WASHINGTON -- Regulatory relief topped the agenda for the National Association of Federal Credit Unions board in a meeting here.

The trade group was encouraged by leading lawmakers to push for legislation attacking burdensome requirements. And the association's 12 directors urged the Federal Reserve Board to weigh the impact of its regulations on credit unions before approving them.

"It was a busy couple of days," Ken Robinson, president of NAFCU, said of the session, which was held last week.

Future House Speaker Newt Gingrich, R-Ga., and House Banking Committee Chairman Jim Leach, R-Iowa, both told association representatives that the 104th Congress would be receptive to their calls to ease regulations, Mr. Robinson said.

"Our meetings with Newt Gingrich and Jim Leach were more than we had expected," Mr.

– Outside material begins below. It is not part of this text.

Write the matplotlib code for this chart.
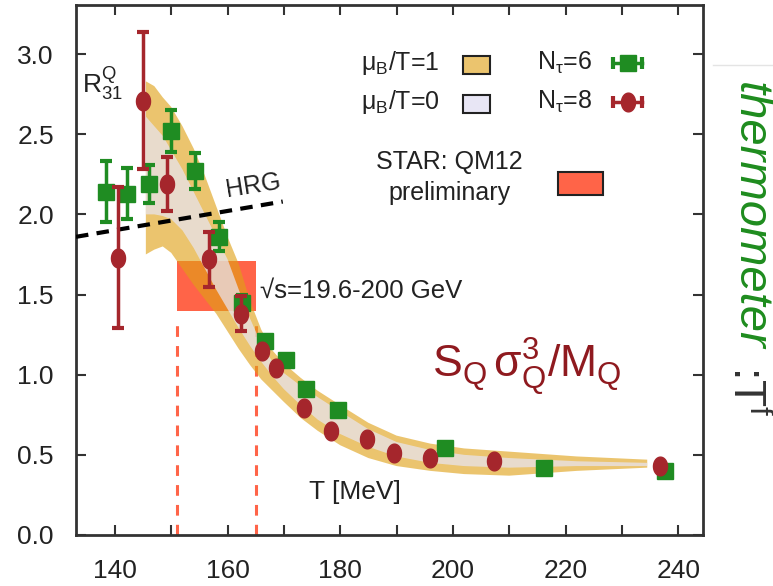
import numpy as np
import matplotlib
matplotlib.use("Agg")
import matplotlib.pyplot as plt
from matplotlib.patches import Rectangle
from matplotlib.lines import Line2D

plt.rcParams['font.family'] = ['Liberation Sans', 'DejaVu Sans']
plt.rcParams['mathtext.fontset'] = 'custom'
plt.rcParams['mathtext.rm'] = 'Liberation Sans'
plt.rcParams['mathtext.it'] = 'Liberation Sans:italic'

# lattice points, N_tau = 6
T6 = [138.4, 142.1, 146.0, 149.9, 154.2, 158.5, 162.6, 166.6, 170.4, 173.9, 179.6, 198.6, 216.2, 237.6]
R6 = [2.14, 2.13, 2.19, 2.52, 2.27, 1.86, 1.45, 1.21, 1.09, 0.91, 0.78, 0.54, 0.42, 0.40]
E6 = [0.19, 0.16, 0.12, 0.13, 0.11, 0.09, 0.05, 0.03, 0, 0, 0, 0, 0, 0]

# lattice points, N_tau = 8
T8 = [140.5, 145.0, 149.2, 156.7, 162.4, 166.1, 168.6, 173.6, 178.4, 184.8, 189.6, 195.9, 207.3, 236.8]
R8 = [1.73, 2.71, 2.19, 1.72, 1.38, 1.15, 1.04, 0.79, 0.65, 0.60, 0.51, 0.48, 0.46, 0.43]
E8 = [0.44, 0.43, 0.17, 0.17, 0.11, 0, 0, 0, 0, 0, 0, 0, 0, 0]

# continuum bands: mu_B/T = 1 (outer) and mu_B/T = 0 (inner)
band_T = [145.5, 147, 148.5, 150, 152, 154, 156, 158, 160, 162, 164, 166, 168, 170,
          173, 176, 180, 185, 190, 196, 202, 210, 222, 234.5]
mu1_hi = [2.83, 2.80, 2.73, 2.67, 2.55, 2.41, 2.24, 2.05, 1.86, 1.69, 1.46, 1.28, 1.15, 1.07,
          0.98, 0.90, 0.81, 0.70, 0.62, 0.57, 0.54, 0.52, 0.49, 0.47]
mu1_lo = [1.75, 1.78, 1.80, 1.76, 1.66, 1.56, 1.47, 1.38, 1.27, 1.16, 1.06, 0.97, 0.90, 0.83,
          0.73, 0.65, 0.56, 0.48, 0.43, 0.40, 0.38, 0.37, 0.40, 0.42]
mu0_hi = [2.61, 2.55, 2.49, 2.40, 2.28, 2.14, 2.00, 1.86, 1.72, 1.53, 1.35, 1.19, 1.08, 1.01,
          0.93, 0.86, 0.77, 0.66, 0.58, 0.53, 0.50, 0.48, 0.46, 0.45]
mu0_lo = [2.00, 2.00, 1.99, 1.97, 1.90, 1.79, 1.66, 1.53, 1.41, 1.29, 1.18, 1.08, 0.99, 0.91,
          0.81, 0.72, 0.63, 0.55, 0.49, 0.45, 0.43, 0.42, 0.43, 0.43]

# hadron resonance gas line
hrg_T = [133.1, 169.8]
hrg_R = [1.86, 2.08]

# STAR freeze-out window
star_T = [151.0, 165.0]
star_R = [1.40, 1.71]

green = '#1f8c22'
red = '#a5262c'
orange = (223/255, 161/255, 21/255)
lavender = (232/255, 230/255, 245/255)
tomato = '#ff6448'

fig = plt.figure(figsize=(7.73, 5.86), dpi=100)
ax = fig.add_axes([76/773, 1 - 535/586, (703 - 76)/773, (535 - 5)/586])

ax.add_patch(Rectangle((star_T[0], star_R[0]), star_T[1] - star_T[0], star_R[1] - star_R[0],
                       facecolor=tomato, edgecolor='none', zorder=1))
for t in star_T:
    ax.plot([t, t], [0, star_R[0] - 0.05], color=tomato, lw=2.2, dashes=(3.5, 3), zorder=1)

ax.fill_between(band_T, mu1_lo, mu1_hi, facecolor=orange, alpha=0.62, lw=0, zorder=2)
ax.fill_between(band_T, mu0_lo, mu0_hi, facecolor=lavender, alpha=0.7, lw=0, zorder=3)

ax.plot(hrg_T, hrg_R, color='black', lw=3, dashes=(3, 2), zorder=4)

th = np.linspace(0, 2 * np.pi, 41)
oval = np.column_stack([0.75 * np.cos(th), np.sin(th)])

ax.errorbar(T6, R6, yerr=E6, fmt='s', ms=12, color=green, ecolor=green,
            elinewidth=2.5, capsize=4, capthick=3, zorder=5)
ax.errorbar(T8, R8, yerr=E8, fmt='none', ecolor=red,
            elinewidth=2.5, capsize=4, capthick=3, zorder=6)
ax.plot(T8, R8, ls='none', marker=oval, ms=13.5, color=red, zorder=6)

ax.set_xticks(np.arange(140, 241, 20))
ax.set_xticks(np.arange(140, 241, 10), minor=True)
ax.set_yticks(np.arange(0, 3.01, 0.5))
ax.set_yticklabels(['%.1f' % v for v in np.arange(0, 3.01, 0.5)])
ax.set_xlim(133.1, 244.4)
ax.set_ylim(0, 3.306)
ax.tick_params(which='both', direction='in', top=True, right=True, length=7, width=1.5,
               color='#333333', labelcolor='#222222', labelsize=19)
ax.tick_params(axis='x', pad=17)
ax.tick_params(axis='y', pad=16)
for s in ax.spines.values():
    s.set_linewidth(2)
    s.set_color('#333333')

ax.text(134.1, 2.76, r'R$_{\mathregular{31}}^{\mathregular{Q}}$', fontsize=19, color='#222222')
ax.text(164.5, 2.18, 'HRG', fontsize=18, rotation=9, ha='center', va='center', color='#222222')
ax.text(165.8, 1.52, '\u221as=19.6-200 GeV', fontsize=18.5, va='center', color='#222222')
ax.text(182.6, 0.27, 'T [MeV]', fontsize=19, ha='center', va='center', color='#222222')
ax.text(196.3, 0.98, r'S$_{\mathregular{Q}}$$\,$σ$_{\mathregular{Q}}^{\mathregular{3}}$/M$_{\mathregular{Q}}$',
        fontsize=32, color='#8f1a1f')

# key
tr = ax.transAxes
kw = dict(transform=tr, fontsize=18, color='#222222', va='center')
ax.text(0.580, 0.891, r'μ$_{\mathregular{B}}$/T=1', ha='right', **kw)
ax.text(0.580, 0.817, r'μ$_{\mathregular{B}}$/T=0', ha='right', **kw)
ax.add_patch(Rectangle((0.617, 0.870), 0.044, 0.034, transform=tr, facecolor=orange,
                       alpha=0.62, edgecolor='none'))
ax.add_patch(Rectangle((0.617, 0.870), 0.044, 0.034, transform=tr, facecolor='none',
                       edgecolor='#222222', lw=1.5))
ax.add_patch(Rectangle((0.617, 0.797), 0.044, 0.034, transform=tr, facecolor=lavender,
                       edgecolor='#222222', lw=1.5))
ax.text(0.824, 0.891, r'N$_{\mathregular{τ}}$=6', ha='right', **kw)
ax.text(0.824, 0.817, r'N$_{\mathregular{τ}}$=8', ha='right', **kw)
for yk, c, m, s in [(0.891, green, 's', 12), (0.817, red, oval, 13.5)]:
    ax.plot([0.857, 0.903], [yk, yk], transform=tr, color=c, lw=2.5)
    ax.plot([0.857, 0.903], [yk, yk], transform=tr, ls='none', marker='|', ms=8, mew=3, color=c)
    ax.plot([0.880], [yk], transform=tr, ls='none', marker=m, ms=s, color=c)
ax.text(0.596, 0.703, 'STAR: QM12', ha='center', **kw)
ax.text(0.596, 0.646, 'preliminary', ha='center', **kw)
ax.add_patch(Rectangle((0.768, 0.642), 0.072, 0.043, transform=tr, facecolor=tomato,
                       edgecolor='#222222', lw=1.5))

fig.add_artist(Line2D([713/773, 1.0], [1 - 65/586] * 2, color='#e4e4e4', lw=1))
fig.text(750/773, 1 - 82/586, 'thermometer', rotation=-90, ha='center', va='top',
         fontsize=34, style='italic', color='#1e8c1e')
fig.text(746/773, 1 - 366/586, r':T$^{\mathregular{f}}$', rotation=-90, ha='center', va='top',
         fontsize=32, color='#333333')

fig.savefig('out.png', dpi=100, facecolor='white')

Robinson said. He and NAFCU chairman David Miller met with the lawmakers.

The Arlington, Va.-based trade group is preparing a legislative package to tackle what it sees as unnecessary regulation, Mr. Robinson said. He didn't give specifics of the plan, but said it would seek to revise some Fed regulations.

Rep. Gingrich, who has sided with the industry by opposing a proposed merger of the National Credit Union Administration into a superregulator, also had encouraging words on another perennial issue: taxation of credit unions.

"It's not going to happen," Rep. Gingrich said, according to a news release from NAFCU. "I'm deadly opposed to it."

During its third annual meeting with the Fed board, the NAFCU board urged the regulator to recognize differences between banks and credit unions when drafting regulations.

"They're concentrating on banks, so we just said don't give us a regulation that looks great on banks but is terrible on credit unions," said Ron Snellings, president of Pentagon Federal Credit Union and a NAFCU director.

For example, the credit union officials said that some Truth-in-Lending notification requirements were overly burdensome -- particularly for small credit unions -- and should be changed.

Mr. Miller, who also is president of Kalamazoo (Mich.) District Bell Federal Credit Union, said he was pleased with the visits, but added that credit unions must remain vigilant against threats.

"It was real scary because everyone we talked to had nothing but good things to say about credit unions," Mr. Miller said. "That's when you get hit with something, when you get complacent."